We have walked through the families of hardware attacks: side channels read, fault injection writes, reverse engineering reads the silicon itself, secure boot defends, crypto hardware enforces, JTAG opens windows, supply chain controls lineage, RF security reaches across air, and memory attacks abuse physics. Each has its own literature, its own tools, its own conferences (CHES for side-channel and FI, FDTC for fault injection, SHARCS for reconfigurable, USENIX Security and IEEE S&P for the general field), and its own decade-long arc.

What unifies them is the attacker's mindset: assume the abstraction is a lie, find the layer below, exploit the gap.
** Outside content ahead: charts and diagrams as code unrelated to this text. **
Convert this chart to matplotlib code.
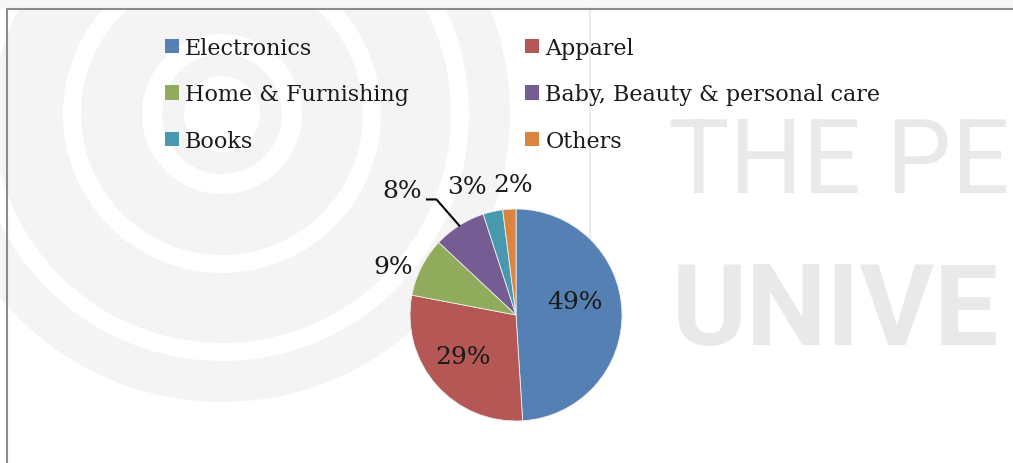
import numpy as np
import matplotlib.pyplot as plt
from matplotlib.patches import Circle, Wedge
from matplotlib.lines import Line2D

categories = ['Electronics', 'Apparel', 'Home & Furnishing',
              'Baby, Beauty & personal care', 'Books', 'Others']
shares = [49, 29, 9, 8, 3, 2]
colors = ['#5580b3', '#b55755', '#8fab5b', '#755c93', '#4899ae', '#d9853f']

# label positions (pie radius = 1)
label_pos = [(0.56, 0.13), (-0.5, -0.39), (-1.16, 0.46),
             (-1.07, 1.17), (-0.46, 1.21), (-0.03, 1.23)]

W, H = 1013, 464
cx, cy, R = 516, 316, 106   # pie centre / radius in pixels

plt.rcParams['font.family'] = ['DejaVu Serif']
fig = plt.figure(figsize=(W / 100, H / 100), dpi=100)

# watermark background
bg = fig.add_axes([0, 0, 1, 1])
bg.set_xlim(0, W)
bg.set_ylim(H, 0)
bg.axis('off')
bg.add_patch(Circle((222, 115), 288, fc='#f4f4f4', ec='none'))
for r, lw in [(238, 13), (150, 13)]:
    bg.add_patch(Circle((222, 115), r, fill=False, ec='white', lw=lw))
bg.add_patch(Circle((222, 115), 80, fc='white', ec='none'))
bg.add_patch(Wedge((222, 115), 60, 0, 360, width=22, fc='#f4f4f4', ec='none'))
bg.plot([590, 590], [10, 360], color='#ececec', lw=1.5)
bg.text(668, 193, 'THE PE', fontsize=74, color='#e9e9e9',
        family='Roboto', va='baseline', ha='left')
bg.text(672, 345, 'UNIVE', fontsize=82, color='#e9e9e9',
        family='Roboto', va='baseline', ha='left', fontweight='bold')

# chart frame
bg.add_patch(plt.Rectangle((0, 0), W, 10, fc='#f7f7f7', ec='none'))
bg.add_line(Line2D([7, 7, W], [H, 10, 10], color='#8c8c8c', lw=1.5))

ax = fig.add_axes([0, 0, 1, 1])
wedges, _ = ax.pie(shares, colors=colors, startangle=90, counterclock=False,
                   radius=1, center=(0, 0), frame=True,
                   wedgeprops=dict(linewidth=0.6, edgecolor='#eeeeee'))
ax.set_xlim(-cx / R, (W - cx) / R)
ax.set_ylim(-(H - cy) / R, cy / R)
ax.axis('off')

for s, (lx, ly) in zip(shares, label_pos):
    ax.text(lx, ly, f'{s}%', fontsize=18, ha='center', va='center', color='#1a1a1a')

# leader line for the Baby/Beauty slice
w = wedges[3]
mid = np.deg2rad((w.theta1 + w.theta2) / 2)
ex, ey = np.cos(mid), np.sin(mid)
ax.plot([-0.84, -0.75, ex], [1.09, 1.09, ey], color='black', lw=1.5)

# legend laid out row by row like the original
order = [0, 2, 4, 1, 3, 5]
leg = ax.legend([wedges[i] for i in order], [categories[i] for i in order],
                ncol=2, loc='upper left', bbox_to_anchor=(165 / W, 1 - 38 / H),
                frameon=False, borderpad=0, borderaxespad=0,
                fontsize=16, handlelength=0.63, handleheight=0.63,
                handletextpad=0.27, columnspacing=5.24, labelspacing=1.1)
for h in leg.legend_handles:
    h.set_edgecolor('none')
for t in leg.get_texts():
    t.set_color('#1a1a1a')

fig.savefig('out.png', dpi=100)
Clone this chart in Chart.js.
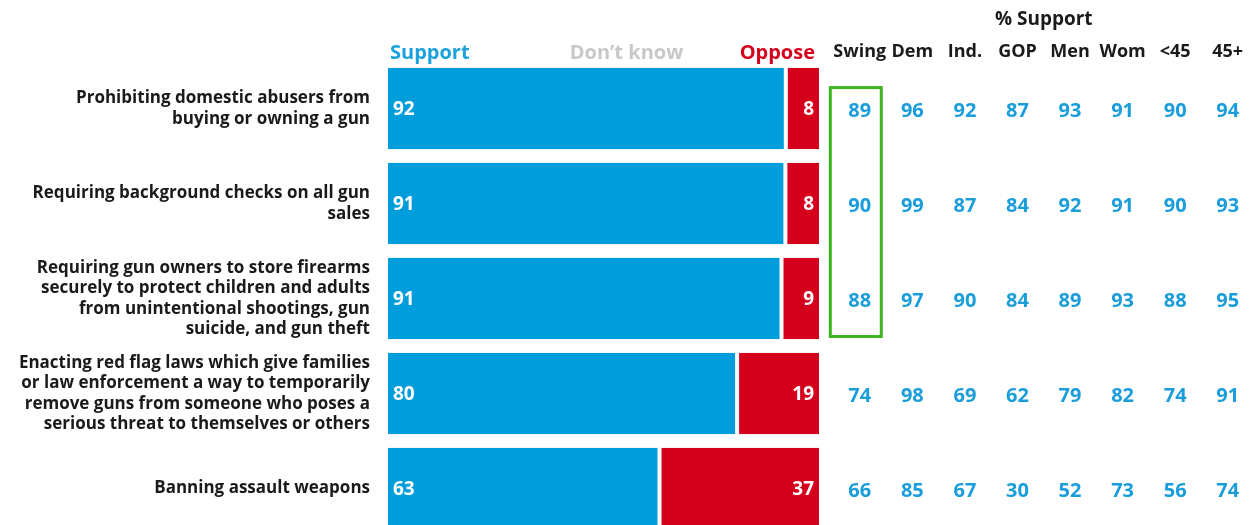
<!DOCTYPE html>
<html>
<head>
<meta charset="utf-8">
<script src="https://cdn.jsdelivr.net/npm/chart.js@4/dist/chart.umd.min.js"></script>
<style>
  html, body { margin: 0; padding: 0; background: #fff; overflow: hidden; }
  #wrap { position: relative; width: 1250px; height: 525px; overflow: hidden; }
  #bars { position: absolute; left: 0; top: 0; }
  #table { position: absolute; left: 820px; top: 0; }
</style>
</head>
<body>
<div id="wrap">
  <canvas id="bars" width="820" height="550"></canvas>
  <canvas id="table" width="434" height="550"></canvas>
</div>
<script>
const categories = [
  ['Prohibiting domestic abusers from', 'buying or owning a gun'],
  ['Requiring background checks on all gun', 'sales'],
  ['Requiring gun owners to store firearms', 'securely to protect children and adults', 'from unintentional shootings, gun', 'suicide, and gun theft'],
  ['Enacting red flag laws which give families', 'or law enforcement a way to temporarily', 'remove guns from someone who poses a', 'serious threat to themselves or others'],
  ['Banning assault weapons']
];
// bar lengths (unrounded shares)
const support = [92.3, 92.2, 91.3, 81.0, 63.0];
const dontKnow = [0, 0, 0, 0, 0];
const oppose = [7.7, 7.8, 8.7, 19.0, 37.0];
// numbers printed on the bars
const supportText = [92, 91, 91, 80, 63];
const opposeText = [8, 8, 9, 19, 37];

const columns = ['Swing', 'Dem', 'Ind.', 'GOP', 'Men', 'Wom', '<45', '45+'];
const swing = [89, 90, 88, 74, 66];
const dem = [96, 99, 97, 98, 85];
const ind = [92, 87, 90, 69, 67];
const gop = [87, 84, 84, 62, 30];
const men = [93, 92, 89, 79, 52];
const wom = [91, 91, 93, 82, 73];
const under45 = [90, 90, 88, 74, 56];
const over45 = [94, 93, 95, 91, 74];
const tableValues = [swing, dem, ind, gop, men, wom, under45, over45];
const highlightRows = [0, 2]; // swing column, first to third row

const rowKeys = categories.map(c => c.join(' '));

const FONT = '"Open Sans", sans-serif';
const BLUE = '#009ddc';
const RED = '#d5001c';
const GREY = '#c8c8c8';
const TEXT = '#1a1a1a';

// white numbers inside the bars
const barLabels = {
  id: 'barLabels',
  afterDatasetsDraw(chart) {
    const ctx = chart.ctx;
    ctx.save();
    ctx.font = `700 19px ${FONT}`;
    ctx.fillStyle = '#fff';
    ctx.textBaseline = 'middle';
    chart.getDatasetMeta(0).data.forEach((bar, i) => {
      ctx.textAlign = 'left';
      ctx.fillText(supportText[i], bar.base + 5, bar.y + 1);
    });
    chart.getDatasetMeta(2).data.forEach((bar, i) => {
      ctx.textAlign = 'right';
      ctx.fillText(opposeText[i], bar.x - 5, bar.y + 1);
    });
    ctx.restore();
  }
};

// Support / Don't know / Oppose above the bars
const barHeader = {
  id: 'barHeader',
  afterDraw(chart) {
    const { ctx, chartArea } = chart;
    const y = chartArea.top - 8;
    ctx.save();
    ctx.font = `700 20px ${FONT}`;
    ctx.textBaseline = 'middle';
    ctx.fillStyle = '#1ba1de';
    ctx.textAlign = 'left';
    ctx.fillText(chart.data.datasets[0].label, chartArea.left + 2, y);
    ctx.fillStyle = GREY;
    ctx.textAlign = 'center';
    ctx.fillText(chart.data.datasets[1].label, (chartArea.left + chartArea.right) / 2 + 23, y);
    ctx.fillStyle = RED;
    ctx.textAlign = 'right';
    ctx.fillText(chart.data.datasets[2].label, chartArea.right - 4, y);
    ctx.restore();
  }
};

new Chart(document.getElementById('bars'), {
  type: 'bar',
  data: {
    labels: categories,
    datasets: [
      { label: 'Support', data: support, backgroundColor: BLUE, borderColor: '#fff', borderWidth: { right: 2 }, borderSkipped: false },
      { label: 'Don’t know', data: dontKnow, backgroundColor: GREY, borderWidth: 0 },
      { label: 'Oppose', data: oppose, backgroundColor: RED, borderColor: '#fff', borderWidth: { left: 2 }, borderSkipped: false }
    ]
  },
  options: {
    indexAxis: 'y',
    responsive: false,
    animation: false,
    layout: { padding: { top: 61, bottom: 14, right: 1, left: 0 } },
    datasets: { bar: { barPercentage: 0.86, categoryPercentage: 1 } },
    scales: {
      x: { stacked: true, min: 0, max: 100, display: false },
      y: {
        stacked: true,
        offset: true,
        grid: { display: false, drawTicks: false },
        border: { display: false },
        ticks: { color: TEXT, padding: 18, font: { family: FONT, size: 17, weight: 700, lineHeight: 1.2 } },
        afterFit: s => { s.width = 388; s.paddingTop = 0; s.paddingBottom = 0; }
      }
    },
    plugins: { legend: { display: false }, tooltip: { enabled: false } }
  },
  plugins: [barLabels, barHeader]
});

// % Support table, one invisible point per cell
const tableText = {
  id: 'tableText',
  afterDatasetsDraw(chart) {
    const ctx = chart.ctx;
    ctx.save();
    ctx.font = `700 20px ${FONT}`;
    ctx.fillStyle = '#1a9ddb';
    ctx.textAlign = 'center';
    ctx.textBaseline = 'middle';
    chart.data.datasets.forEach((ds, r) => {
      chart.getDatasetMeta(r).data.forEach((pt, j) => {
        ctx.fillText(tableValues[j][r], pt.x, pt.y + 3);
      });
    });
    // green box round the swing column
    const xs = chart.scales.x, ys = chart.scales.y;
    const colW = xs.getPixelForValue(1) - xs.getPixelForValue(0);
    const rowH = ys.getPixelForValue(1) - ys.getPixelForValue(0);
    const cx = xs.getPixelForValue(0) - 4;
    const top = ys.getPixelForValue(highlightRows[0]) - rowH * 0.22;
    const bottom = ys.getPixelForValue(highlightRows[1]) + rowH * 0.4;
    ctx.strokeStyle = '#3cb521';
    ctx.lineWidth = 3;
    ctx.strokeRect(cx - colW * 0.485, top, colW * 0.97, bottom - top);
    ctx.restore();
  }
};

new Chart(document.getElementById('table'), {
  type: 'scatter',
  data: {
    datasets: rowKeys.map(key => ({
      data: columns.map(col => ({ x: col, y: key })),
      pointRadius: 0
    }))
  },
  options: {
    responsive: false,
    animation: false,
    layout: { padding: { top: 0, bottom: 14, left: 13.5, right: 0 } },
    scales: {
      x: {
        type: 'category',
        labels: columns,
        position: 'top',
        offset: true,
        grid: { display: false, drawTicks: false },
        border: { display: false },
        ticks: { color: TEXT, padding: -2, autoSkip: false, maxRotation: 0, minRotation: 0, font: { family: FONT, size: 18, weight: 700 } },
        title: { display: true, text: '% Support', color: TEXT, padding: { top: 8, bottom: 0 }, font: { family: FONT, size: 19, weight: 700 } },
        afterFit: s => { s.height = 61; s.paddingLeft = 0; s.paddingRight = 0; }
      },
      y: { type: 'category', labels: rowKeys, offset: true, display: false }
    },
    plugins: { legend: { display: false }, tooltip: { enabled: false } }
  },
  plugins: [tableText]
});
</script>
</body>
</html>
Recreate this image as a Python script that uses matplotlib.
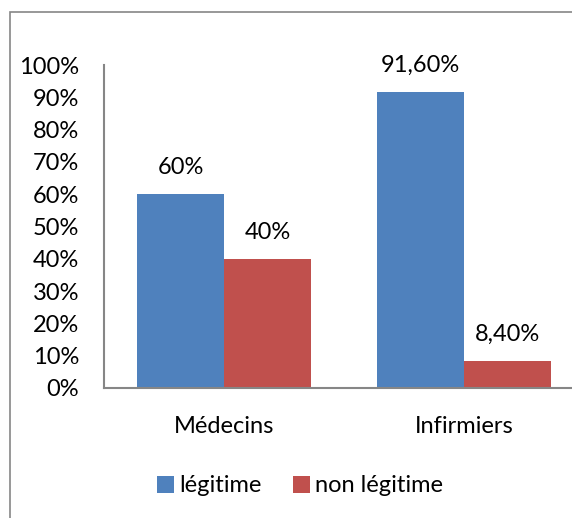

The cryptographer's mathematics is correct; the engineer's chip is correct; the gap between mathematics and chip is where attacks live. CMOS leaks, registers flip, branches mispredict, refreshes are slow, lasers cut wires, antennas pick up emanations. Every chapter of the curriculum gave you a piece of that gap, and now you can see it.

The defender's mindset is the inverse: assume the attack will be tried, find the gap, close it or detect it. Constant-time code, masking, dual-rail, sensors, redundancy, anti-rollback, tamper meshes, TRR, KPTI. Each defense has a cost in area, power, performance, money, and engineering time, and the design discipline is to spend those costs in the places that matter most.

The capstone in one sentence. Hardware security is the practice of taking every layer of the stack you have learned (transistor, gate, register, instruction, memory, peripheral, protocol, antenna, package, supply chain) and asking, where in this layer does the abstraction leak, and what does it cost to seal it? You now have all the layers and you have all the leak modes. The practice is to mix them, with patience, against a real device, until something gives.